The Retail Council of Canada has added their voice to the Digital Services Tax debate. They, too, are worried about potential consequences.
Yesterday, we reported on the Canadian Chamber of Commerce raising serious concerns about the Digital Services Tax (DST). Like many experts, they worry that the United States will follow through on long warned trade sanctions against Canada should the Canadian government go ahead with this.

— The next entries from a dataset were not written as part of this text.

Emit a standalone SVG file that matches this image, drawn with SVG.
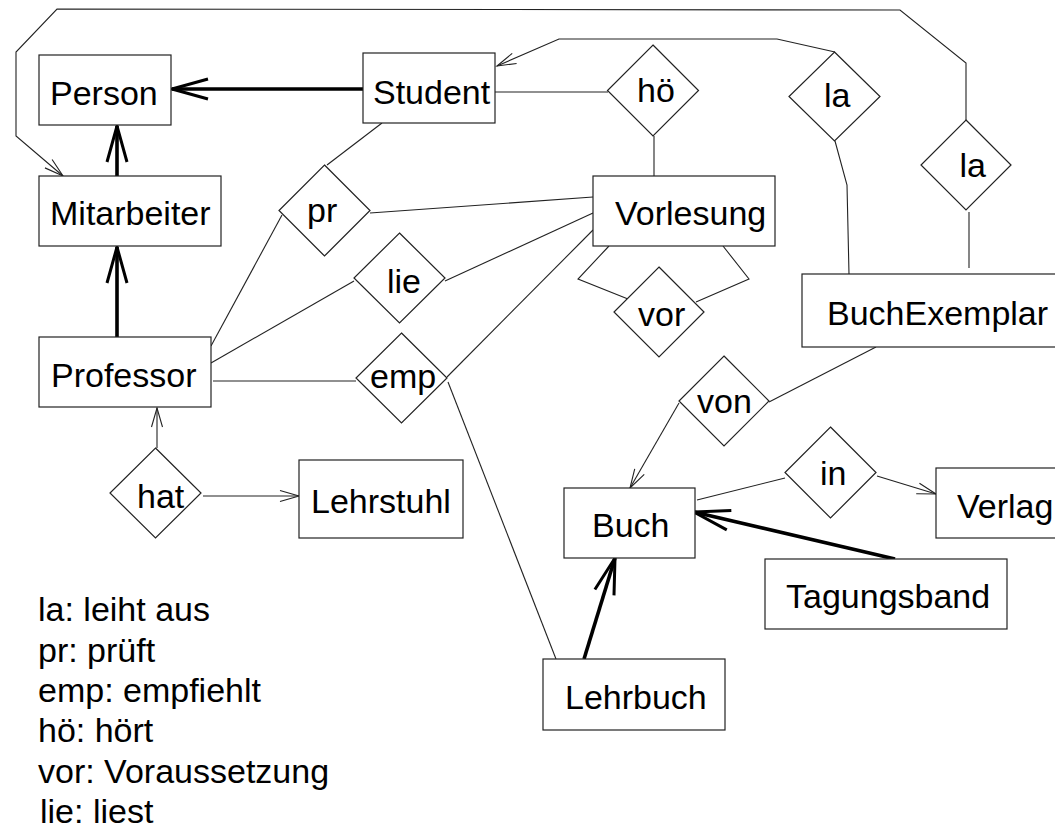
<svg xmlns="http://www.w3.org/2000/svg" width="1055" height="830" viewBox="0 0 1055 830">
<style>
  .box { fill: #fff; stroke: #222; stroke-width: 1.2; }
  .dia { fill: #fff; stroke: #222; stroke-width: 1.2; }
  .lbl { font-family: "Liberation Sans", Arial, sans-serif; font-size: 34px; fill: #000; }
  .thin { fill: none; stroke: #222; stroke-width: 1.1; }
  .thick { fill: none; stroke: #000; stroke-width: 3.6; }
</style>
<defs>
  <marker id="thickArrow" viewBox="-40 -14 44 28" markerWidth="44" markerHeight="28" refX="0" refY="0" orient="auto" markerUnits="userSpaceOnUse">
    <path d="M-36,-10 L0,0 L-36,10" fill="none" stroke="#000" stroke-width="3"/>
  </marker>
  <marker id="thinArrow" viewBox="-22 -8 24 16" markerWidth="24" markerHeight="16" refX="0" refY="0" orient="auto" markerUnits="userSpaceOnUse">
    <path d="M-19,-5.5 L0,0 L-19,5.5" fill="none" stroke="#222" stroke-width="1.1"/>
  </marker>
</defs>
<rect width="1055" height="830" fill="#fff"/>

<g id="connectors">
  <path class="thick" d="M363,89 L172,89" marker-end="url(#thickArrow)"/>
  <path class="thick" d="M117,176 L117,126" marker-end="url(#thickArrow)"/>
  <path class="thick" d="M117,337 L117,247" marker-end="url(#thickArrow)"/>
  <path class="thick" d="M895,559 L694,512" marker-end="url(#thickArrow)"/>
  <path class="thick" d="M584,659 L615,558" marker-end="url(#thickArrow)"/>
  <path class="thin" d="M157,448 L157,408" marker-end="url(#thinArrow)"/>
  <path class="thin" d="M203,496 L299,496" marker-end="url(#thinArrow)"/>
  <path class="thin" d="M966,120 L966,63 L900,10 L57,9 L16,52 L16,136 L63,176" marker-end="url(#thinArrow)"/>
  <path class="thin" d="M969,212 L969,268"/>
  <path class="thin" d="M835,52 L777,39 L559,39 L497,66" marker-end="url(#thinArrow)"/>
  <path class="thin" d="M835,141 L847,185 L849,274"/>
  <path class="thin" d="M495,92 L608,92"/>
  <path class="thin" d="M654,136 L654,176"/>
  <path class="thin" d="M382,123 L327,165"/>
  <path class="thin" d="M370,213 L593,197"/>
  <path class="thin" d="M282,215 L211,346"/>
  <path class="thin" d="M211,363 L354,281"/>
  <path class="thin" d="M445,281 L593,213"/>
  <path class="thin" d="M213,381 L356,381"/>
  <path class="thin" d="M447,377 L593,230"/>
  <path class="thin" d="M448,382 L556,659"/>
  <path class="thin" d="M609,246 L578,279 L628,299"/>
  <path class="thin" d="M723,246 L749,279 L696,302"/>
  <path class="thin" d="M876,347 L769,402"/>
  <path class="thin" d="M679,403 L630,488" marker-end="url(#thinArrow)"/>
  <path class="thin" d="M697,500 L785,478"/>
  <path class="thin" d="M877,476 L936,494" marker-end="url(#thinArrow)"/>
</g>

<g id="Person"><rect class="box" x="39" y="55" width="132" height="70"/><text class="lbl" x="50" y="105">Person</text></g>
<g id="Mitarbeiter"><rect class="box" x="39" y="176" width="182" height="70"/><text class="lbl" x="50" y="225">Mitarbeiter</text></g>
<g id="Student"><rect class="box" x="363" y="53" width="132" height="70"/><text class="lbl" x="373" y="104">Student</text></g>
<g id="Vorlesung"><rect class="box" x="593" y="176" width="182" height="70"/><text class="lbl" x="615" y="225">Vorlesung</text></g>
<g id="Professor"><rect class="box" x="39" y="337" width="172" height="70"/><text class="lbl" x="51" y="387">Professor</text></g>
<g id="Lehrstuhl"><rect class="box" x="299" y="460" width="164" height="78"/><text class="lbl" x="311" y="513">Lehrstuhl</text></g>
<g id="BuchExemplar"><rect class="box" x="802" y="274" width="270" height="73"/><text class="lbl" x="827" y="325">BuchExemplar</text></g>
<g id="Buch"><rect class="box" x="564" y="488" width="131" height="70"/><text class="lbl" x="592" y="537">Buch</text></g>
<g id="Verlag"><rect class="box" x="936" y="468" width="130" height="70"/><text class="lbl" x="957" y="518">Verlag</text></g>
<g id="Tagungsband"><rect class="box" x="765" y="559" width="242" height="70"/><text class="lbl" x="786" y="608">Tagungsband</text></g>
<g id="Lehrbuch"><rect class="box" x="543" y="659" width="182" height="71"/><text class="lbl" x="565" y="709">Lehrbuch</text></g>

<g id="hoe"><polygon class="dia" points="653,45 698.5,90.5 653,136 607.5,90.5"/><text class="lbl" x="637" y="102">hö</text></g>
<g id="la1"><polygon class="dia" points="834.5,52 880,96.5 834.5,141 789,96.5"/><text class="lbl" x="824" y="107">la</text></g>
<g id="la2"><polygon class="dia" points="966,120 1011,165 966,210 921,165"/><text class="lbl" x="959.5" y="177">la</text></g>
<g id="pr"><polygon class="dia" points="324.5,165 370,210.5 324.5,256 279,210.5"/><text class="lbl" x="307" y="222">pr</text></g>
<g id="lie"><polygon class="dia" points="399.5,233 445,278 399.5,323 354,278"/><text class="lbl" x="387" y="293">lie</text></g>
<g id="emp"><polygon class="dia" points="401.5,333 447,378 401.5,423 356,378"/><text class="lbl" x="370" y="388">emp</text></g>
<g id="hat"><polygon class="dia" points="155.5,448 201,493 155.5,538 110,493"/><text class="lbl" x="137" y="508">hat</text></g>
<g id="vor"><polygon class="dia" points="659,267 704,312 659,357 614,312"/><text class="lbl" x="638" y="326">vor</text></g>
<g id="von"><polygon class="dia" points="724,356 769,401 724,446 679,401"/><text class="lbl" x="697" y="413">von</text></g>
<g id="in"><polygon class="dia" points="830.5,427 876,472.5 830.5,518 785,472.5"/><text class="lbl" x="820" y="485">in</text></g>

<g id="legend">
  <text class="lbl" x="38" y="621">la: leiht aus</text>
  <text class="lbl" x="38" y="662">pr: prüft</text>
  <text class="lbl" x="38" y="702">emp: empfiehlt</text>
  <text class="lbl" x="38" y="742">hö: hört</text>
  <text class="lbl" x="38" y="783">vor: Voraussetzung</text>
  <text class="lbl" x="40" y="823">lie: liest</text>
</g>
</svg>
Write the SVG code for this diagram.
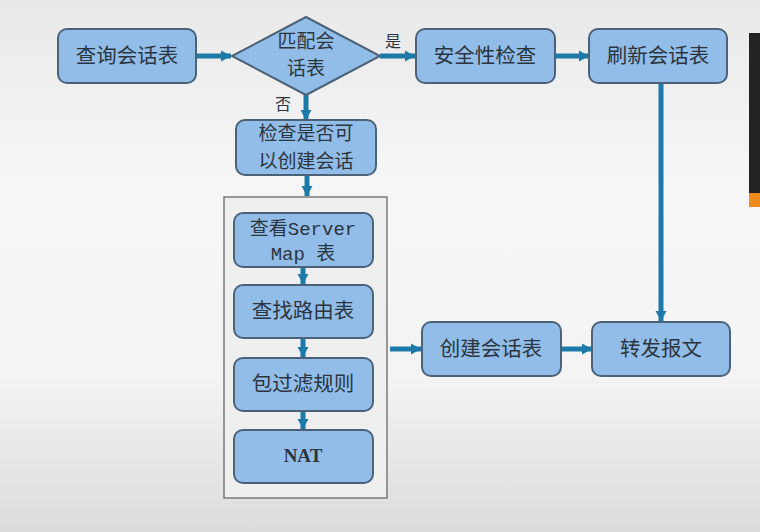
<svg xmlns="http://www.w3.org/2000/svg" width="760" height="532" viewBox="0 0 760 532">
<defs>
<linearGradient id="bg" x1="0" y1="0" x2="0" y2="1">
<stop offset="0" stop-color="#e9e9e9"/>
<stop offset="0.35" stop-color="#f6f6f6"/>
<stop offset="0.7" stop-color="#f4f4f4"/>
<stop offset="1" stop-color="#dcdcdc"/>
</linearGradient>
<marker id="ah" markerUnits="userSpaceOnUse" markerWidth="12" markerHeight="14" refX="10" refY="7" orient="auto">
<path d="M0,1.5 L10,7 L0,12.5 Z" fill="#1d7aa8"/>
</marker>
<style>
.box{fill:#92bde8;stroke:#4c6278;stroke-width:2}
.t{font-family:"Noto Sans CJK SC","Liberation Sans",sans-serif;font-size:20.5px;fill:#2b3540;text-anchor:middle}
.t2{font-family:"Noto Sans CJK SC","Liberation Sans",sans-serif;font-size:19px;fill:#2b3540;text-anchor:middle}
.m{font-family:"Liberation Mono","Noto Sans CJK SC",monospace;font-size:19px;fill:#2b3540;text-anchor:middle}
.s{font-family:"Liberation Serif",serif;font-size:19px;font-weight:bold;fill:#2b3540;text-anchor:middle}
.lb{font-family:"Noto Sans CJK SC",sans-serif;font-size:16px;fill:#2b3540}
.c{stroke:#1d7aa8;stroke-width:5;fill:none}
</style>
</defs>
<rect width="760" height="532" fill="url(#bg)"/>
<rect x="749" y="33" width="11" height="174" fill="#222"/>
<rect x="749" y="193" width="11" height="14" fill="#f08a1c"/>

<g id="container"><rect x="224" y="197" width="163" height="301" fill="#efefef" stroke="#7a7a7a" stroke-width="1.5"/></g>

<g id="connectors">
<line class="c" x1="196" y1="56" x2="231" y2="56" marker-end="url(#ah)"/>
<line class="c" x1="380" y1="56" x2="415" y2="56" marker-end="url(#ah)"/>
<line class="c" x1="555" y1="56" x2="589" y2="56" marker-end="url(#ah)"/>
<line class="c" x1="661" y1="83" x2="661" y2="321" marker-end="url(#ah)"/>
<line class="c" x1="306" y1="95" x2="306" y2="120" marker-end="url(#ah)"/>
<line class="c" x1="307" y1="175" x2="307" y2="196" marker-end="url(#ah)"/>
<line class="c" x1="303" y1="267" x2="303" y2="284" marker-end="url(#ah)"/>
<line class="c" x1="303" y1="338" x2="303" y2="357" marker-end="url(#ah)"/>
<line class="c" x1="303" y1="411" x2="303" y2="429" marker-end="url(#ah)"/>
<line class="c" x1="390" y1="349" x2="421" y2="349" marker-end="url(#ah)"/>
<line class="c" x1="561" y1="349" x2="592" y2="349" marker-end="url(#ah)"/>
<text class="lb" x="385" y="47">是</text>
<text class="lb" x="275" y="110">否</text>
</g>

<g id="n1"><rect class="box" x="58" y="29" width="138" height="54" rx="9"/><text class="t" x="127" y="63">查询会话表</text></g>
<g id="n2"><path class="box" d="M306,17 L380,56 L306,95 L232,56 Z"/><text class="t2" x="306" y="48">匹配会</text><text class="t2" x="306" y="75">话表</text></g>
<g id="n3"><rect class="box" x="416" y="29" width="139" height="54" rx="9"/><text class="t" x="485" y="63">安全性检查</text></g>
<g id="n4"><rect class="box" x="589" y="29" width="138" height="54" rx="9"/><text class="t" x="658" y="63">刷新会话表</text></g>
<g id="n5"><rect class="box" x="236" y="120" width="140" height="55" rx="9"/><text class="t2" x="306" y="140">检查是否可</text><text class="t2" x="306" y="168">以创建会话</text></g>
<g id="n6"><rect class="box" x="234" y="213" width="139" height="54" rx="9"/><text class="m" x="303" y="235">查看Server</text><text class="m" x="303" y="260">Map 表</text></g>
<g id="n7"><rect class="box" x="234" y="285" width="139" height="53" rx="9"/><text class="t" x="303" y="318">查找路由表</text></g>
<g id="n8"><rect class="box" x="234" y="358" width="139" height="53" rx="9"/><text class="t" x="303" y="391">包过滤规则</text></g>
<g id="n9"><rect class="box" x="234" y="430" width="139" height="53" rx="9"/><text class="s" x="303" y="462">NAT</text></g>
<g id="n10"><rect class="box" x="422" y="322" width="139" height="54" rx="9"/><text class="t" x="491" y="356">创建会话表</text></g>
<g id="n11"><rect class="box" x="592" y="322" width="138" height="54" rx="9"/><text class="t" x="661" y="356">转发报文</text></g>
</svg>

Today, we are learning that the Retail Council of Canada is also joining in the growing chorus of voices sounding the alarm over the Digital Services Tax. Like the Canadian Chamber of Commerce, the Retail Council of Canada worries about trade retaliation from the US:
With the passing of Bill C-59, the Fall Economic Statement Implementation Act, retailers worry that new policies contained within the bill, such as a Digital Services Tax, risk hurting our industry and will increase costs for Canadians. Retail Council of Canada (RCC) has always believed that the development of a digital services tax needs to be coordinated with our international partners and should not be applied retroactively. RCC urges the government to commit to negotiations with the United States and other countries to arrive at a harmonized digital services tax, and to work with our industry to ensure other measures contained within Bill C-59 do not end up hurting the Canadian economy.
The debate over the Digital Services Tax is, disturbingly, following the same line of events where experts and organizations are trying to educate, explain, debunk disinformation, try to convince, beg, then get devastated when they are ignored.
Throughout the Online Streaming Act debate (formerly Bill C-11), the Canadian creative community learned how much the law would screw them over. So, they, along with experts, pushed lawmakers to make necessary changes to fix the legislation. Not only were they ignored, but they were repeatedly attacked, gaslighted, and defamed for the crime of trying to defend themselves. The then bill was ultimately passed and is working its way through the CRTC where creators face an uphill battle to convince a lobbyist controlled regulator to spare their livelihoods.
A very similar thing happened with the Online News Act (formerly Bill C-18). Members of the journalism community learned of the bill, freaked out and begged lawmakers not to go through with this. The government ignored both the journalists and experts pointing out the consequences of the legislation and passed the then legislation anyway. While the Online News Act is before the CRTC at this point, the legislation has already resulted in a string of bankruptcies and, for those news businesses who are managing to survive, taking massive hits to their web traffic as a result.
Canadian businesses, understandably, are fearing that they are next on the chopping block. While it is certainly possible that they’ll have more sway on matters, convincing this government to not destroy people’s careers is proving to be an incredibly difficult task. As we more or less wrote yesterday, we can only say good luck getting it through those thick skulls at the government to back off of their approach, you’re going to need it. Success will mean you succeeded where journalists and the Canadian creative community sadly failed.